— BEGIN DATASET EXCERPT —

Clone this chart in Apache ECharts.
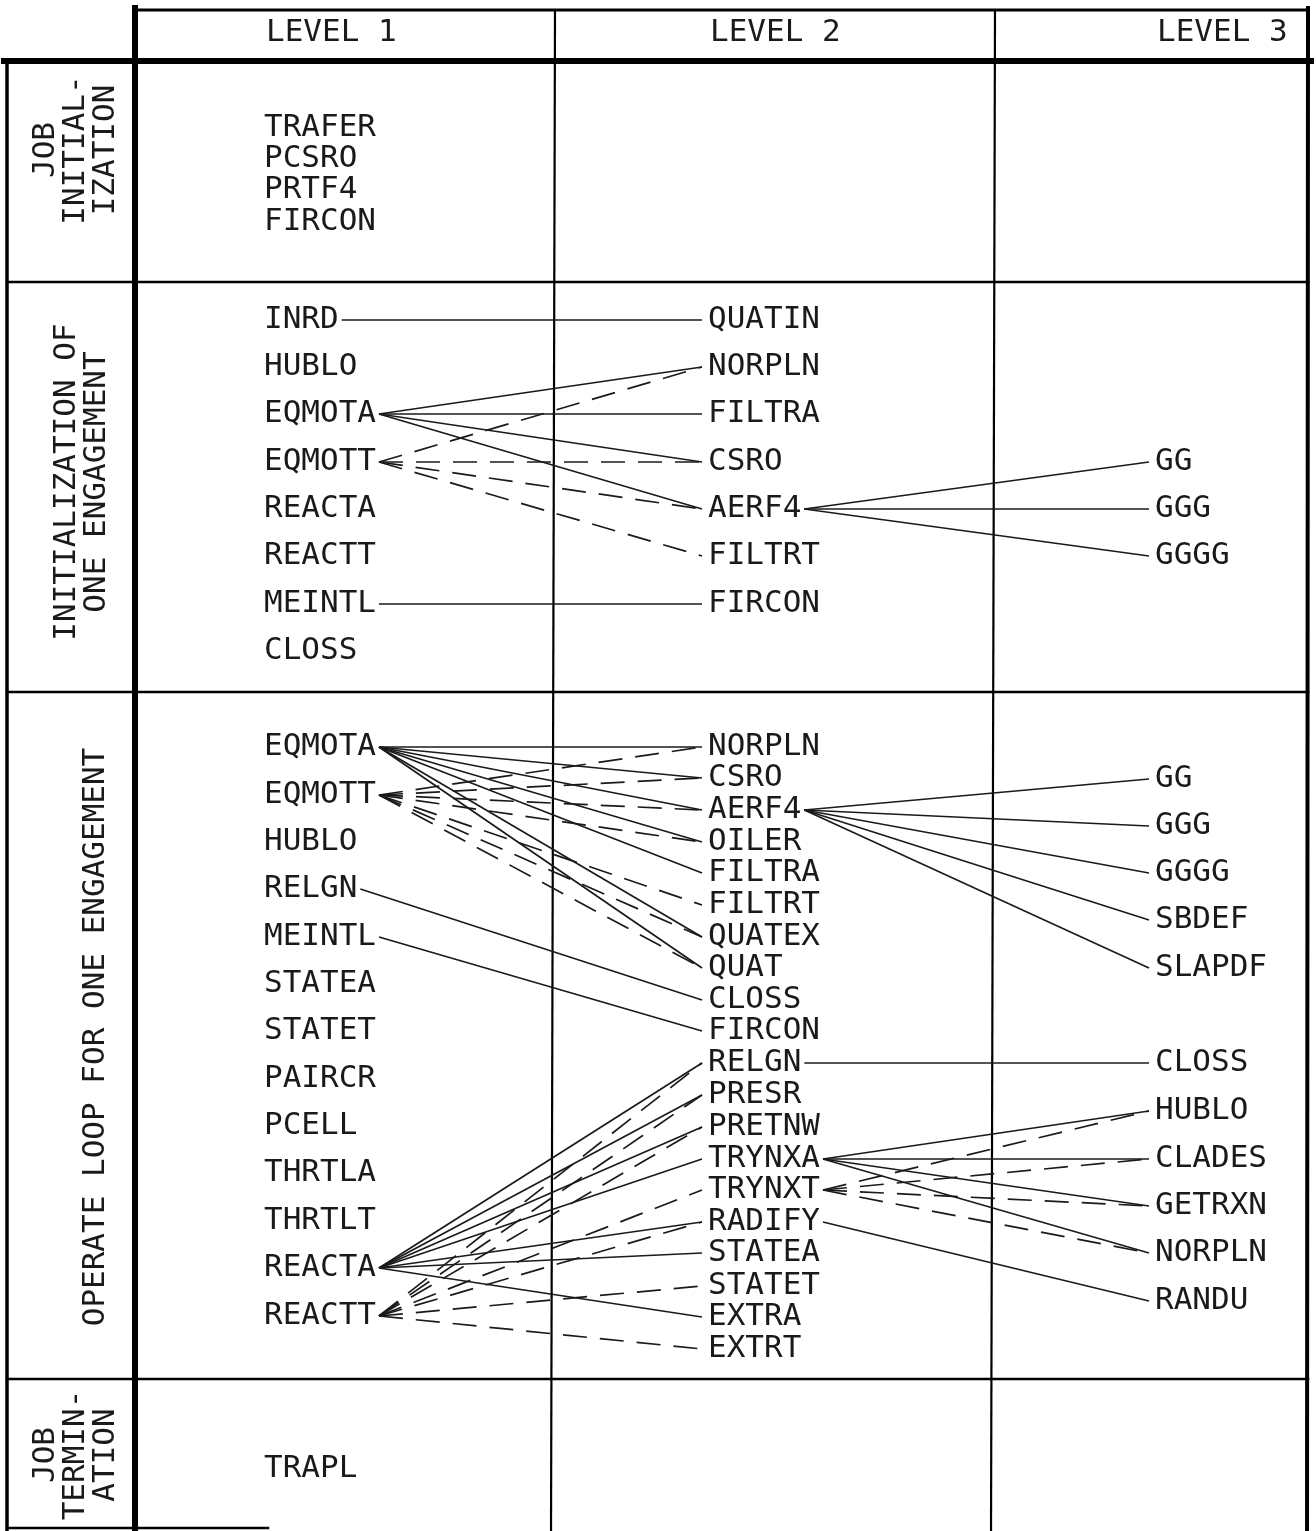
<!DOCTYPE html>
<html><head><meta charset="utf-8">
<script src="https://cdn.jsdelivr.net/npm/echarts@6/dist/echarts.min.js"></script>
<style>html,body{margin:0;padding:0;background:#fff}#c{width:1316px;height:1531px}</style>
</head><body><div id="c"></div><script>
// ---------------- DATA ----------------
const levelHeaders = ['LEVEL 1', 'LEVEL 2', 'LEVEL 3'];
const sectionTitles = ['JOB\nINITIAL-\nIZATION', 'INITIALIZATION OF\nONE ENGAGEMENT', 'OPERATE LOOP FOR ONE ENGAGEMENT', 'JOB\nTERMIN-\nATION'];

// routines per level: [section, name, row position]
const level1Routines = [
  [1,'TRAFER',128],[1,'PCSRO',159],[1,'PRTF4',190],[1,'FIRCON',222],
  [2,'INRD',320],[2,'HUBLO',367],[2,'EQMOTA',414],[2,'EQMOTT',462],[2,'REACTA',509],[2,'REACTT',556],[2,'MEINTL',604],[2,'CLOSS',651],
  [3,'EQMOTA',747],[3,'EQMOTT',795],[3,'HUBLO',842],[3,'RELGN',889],[3,'MEINTL',937],[3,'STATEA',984],[3,'STATET',1031],
  [3,'PAIRCR',1079],[3,'PCELL',1126],[3,'THRTLA',1173],[3,'THRTLT',1221],[3,'REACTA',1268],[3,'REACTT',1316],
  [4,'TRAPL',1469]
];
const level2Routines = [
  [2,'QUATIN',320],[2,'NORPLN',367],[2,'FILTRA',414],[2,'CSRO',462],[2,'AERF4',509],[2,'FILTRT',556],[2,'FIRCON',604],
  [3,'NORPLN',747],[3,'CSRO',778],[3,'AERF4',810],[3,'OILER',842],[3,'FILTRA',873],[3,'FILTRT',905],[3,'QUATEX',937],
  [3,'QUAT',968],[3,'CLOSS',1000],[3,'FIRCON',1031],[3,'RELGN',1063],[3,'PRESR',1095],[3,'PRETNW',1127],[3,'TRYNXA',1159],
  [3,'TRYNXT',1190],[3,'RADIFY',1222],[3,'STATEA',1253],[3,'STATET',1286],[3,'EXTRA',1317],[3,'EXTRT',1349]
];
const level3Routines = [
  [2,'GG',462],[2,'GGG',509],[2,'GGGG',556],
  [3,'GG',779],[3,'GGG',826],[3,'GGGG',873],[3,'SBDEF',920],[3,'SLAPDF',968],
  [3,'CLOSS',1063],[3,'HUBLO',1111],[3,'CLADES',1159],[3,'GETRXN',1206],[3,'NORPLN',1253],[3,'RANDU',1301]
];

// calls: [section, caller, callee, kind]  kind 'A' = solid, 'T' = dashed
const callsLevel1to2 = [
  [2,'INRD','QUATIN','A'],
  [2,'EQMOTA','NORPLN','A'],[2,'EQMOTA','FILTRA','A'],[2,'EQMOTA','CSRO','A'],[2,'EQMOTA','AERF4','A'],
  [2,'EQMOTT','NORPLN','T'],[2,'EQMOTT','CSRO','T'],[2,'EQMOTT','AERF4','T'],[2,'EQMOTT','FILTRT','T'],
  [2,'MEINTL','FIRCON','A'],
  [3,'EQMOTA','NORPLN','A'],[3,'EQMOTA','CSRO','A'],[3,'EQMOTA','AERF4','A'],[3,'EQMOTA','OILER','A'],
  [3,'EQMOTA','FILTRA','A'],[3,'EQMOTA','QUATEX','A'],[3,'EQMOTA','QUAT','A'],
  [3,'EQMOTT','NORPLN','T'],[3,'EQMOTT','CSRO','T'],[3,'EQMOTT','AERF4','T'],[3,'EQMOTT','OILER','T'],
  [3,'EQMOTT','FILTRT','T'],[3,'EQMOTT','QUATEX','T'],[3,'EQMOTT','QUAT','T'],
  [3,'RELGN','CLOSS','A'],[3,'MEINTL','FIRCON','A'],
  [3,'REACTA','RELGN','A'],[3,'REACTA','PRESR','A'],[3,'REACTA','PRETNW','A'],[3,'REACTA','TRYNXA','A'],
  [3,'REACTA','RADIFY','A'],[3,'REACTA','STATEA','A'],[3,'REACTA','EXTRA','A'],
  [3,'REACTT','RELGN','T'],[3,'REACTT','PRESR','T'],[3,'REACTT','PRETNW','T'],[3,'REACTT','TRYNXT','T'],
  [3,'REACTT','RADIFY','T'],[3,'REACTT','STATET','T'],[3,'REACTT','EXTRT','T']
];
const callsLevel2to3 = [
  [2,'AERF4','GG','A'],[2,'AERF4','GGG','A'],[2,'AERF4','GGGG','A'],
  [3,'AERF4','GG','A'],[3,'AERF4','GGG','A'],[3,'AERF4','GGGG','A'],[3,'AERF4','SBDEF','A'],[3,'AERF4','SLAPDF','A'],
  [3,'RELGN','CLOSS','A'],
  [3,'TRYNXA','HUBLO','A'],[3,'TRYNXA','CLADES','A'],[3,'TRYNXA','GETRXN','A'],[3,'TRYNXA','NORPLN','A'],
  [3,'TRYNXT','HUBLO','T'],[3,'TRYNXT','CLADES','T'],[3,'TRYNXT','GETRXN','T'],[3,'TRYNXT','NORPLN','T'],
  [3,'RADIFY','RANDU','A']
];

// ---------------- LAYOUT (not data) ----------------
const FONT_FAMILY = '"DejaVu Sans Mono", monospace';
const FONT_SIZE = 31;
const INK = '#1a1a1a';
const columnTextX = [264, 708, 1155];
const headerY = 33;
const sectionCenters = [[76,150],[82,482],[96,1037],[76,1455]];
const frameSegments = [ // x1,y1,x2,y2,width
  [138,10,1308,10,3],
  [4,61,1311,61,6],
  [7,61,7,1531,3.5],
  [135,8,135,1531,6],
  [555,10,551,1531,2.2],
  [995,10,991,1531,2.2],
  [1308,8,1307,1531,4],
  [7,282,1308,282,2.5],
  [7,692,1308,692,2.5],
  [7,1379,1308,1379,2.5],
  [7,1528,268,1528,2.5]
];

const measureCtx = document.createElement('canvas').getContext('2d');
measureCtx.font = FONT_SIZE + 'px ' + FONT_FAMILY;
const textWidth = s => measureCtx.measureText(s).width;

function findRoutine(list, sec, name) { return list.find(r => r[0] === sec && r[1] === name); }
function buildLinks(calls, fromList, toList, fromCol, toCol) {
  return calls.map(([sec, a, b, kind]) => {
    const s = findRoutine(fromList, sec, a), t = findRoutine(toList, sec, b);
    return [columnTextX[fromCol] + textWidth(a) + 3, s[2], columnTextX[toCol] - 6, t[2], kind === 'T' ? 1 : 0];
  });
}
const linkData = buildLinks(callsLevel1to2, level1Routines, level2Routines, 0, 1)
  .concat(buildLinks(callsLevel2to3, level2Routines, level3Routines, 1, 2));

const labelNames = [], labelData = [];
[level1Routines, level2Routines, level3Routines].forEach((list, col) => {
  list.forEach(r => { labelNames.push(r[1]); labelData.push([columnTextX[col], r[2]]); });
});
levelHeaders.forEach((h, i) => { labelNames.push(h); labelData.push([columnTextX[i] + 2, headerY]); });

const chart = echarts.init(document.getElementById('c'), null, { renderer: 'canvas' });
chart.setOption({
  animation: false,
  backgroundColor: '#fff',
  grid: { left: 0, right: 0, top: 0, bottom: 0 },
  xAxis: { type: 'value', min: 0, max: 1316, show: false },
  yAxis: { type: 'value', min: 0, max: 1531, inverse: true, show: false },
  series: [
    {
      type: 'custom', clip: false, data: frameSegments,
      renderItem: (p, api) => {
        const a = api.coord([api.value(0), api.value(1)]), b = api.coord([api.value(2), api.value(3)]);
        return { type: 'line', shape: { x1: a[0], y1: a[1], x2: b[0], y2: b[1] },
          style: { stroke: '#000', lineWidth: api.value(4), lineCap: 'square' } };
      }
    },
    {
      type: 'custom', clip: false, data: linkData,
      renderItem: (p, api) => {
        const a = api.coord([api.value(0), api.value(1)]), b = api.coord([api.value(2), api.value(3)]);
        const dashed = api.value(4) === 1;
        return { type: 'line', shape: { x1: a[0], y1: a[1], x2: b[0], y2: b[1] },
          style: { stroke: INK, lineWidth: 1.7, lineDash: dashed ? [24, 13] : null } };
      }
    },
    {
      type: 'custom', clip: false, data: labelData,
      renderItem: (p, api) => {
        const a = api.coord([api.value(0), api.value(1)]);
        return { type: 'text', x: a[0], y: a[1],
          style: { text: labelNames[p.dataIndex], fontFamily: FONT_FAMILY, fontSize: FONT_SIZE,
            fill: INK, align: 'left', verticalAlign: 'middle' } };
      }
    },
    {
      type: 'custom', clip: false, data: sectionCenters,
      renderItem: (p, api) => {
        const a = api.coord([api.value(0), api.value(1)]);
        return { type: 'text', x: a[0], y: a[1], rotation: Math.PI / 2,
          style: { text: sectionTitles[p.dataIndex], fontFamily: FONT_FAMILY, fontSize: FONT_SIZE,
            lineHeight: 30, fill: INK, align: 'center', verticalAlign: 'middle' } };
      }
    }
  ]
});
</script></body></html>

— END DATASET EXCERPT —

*THE TASK*. Reproduce the material above from its first line through the line containing "const sectionTitles = ['JOB\nINITIAL-\nIZATION', 'INITIALIZATION", both ends included, and skip every picture.

*RESPONSE BELOW*.
Clone this chart in Apache ECharts.
<!DOCTYPE html>
<html><head><meta charset="utf-8">
<script src="https://cdn.jsdelivr.net/npm/echarts@6/dist/echarts.min.js"></script>
<style>html,body{margin:0;padding:0;background:#fff}#c{width:1316px;height:1531px}</style>
</head><body><div id="c"></div><script>
// ---------------- DATA ----------------
const levelHeaders = ['LEVEL 1', 'LEVEL 2', 'LEVEL 3'];
const sectionTitles = ['JOB\nINITIAL-\nIZATION', 'INITIALIZATION OF\nONE ENGAGEMENT', 'OPERATE LOOP FOR ONE ENGAGEMENT', 'JOB\nTERMIN-\nATION'];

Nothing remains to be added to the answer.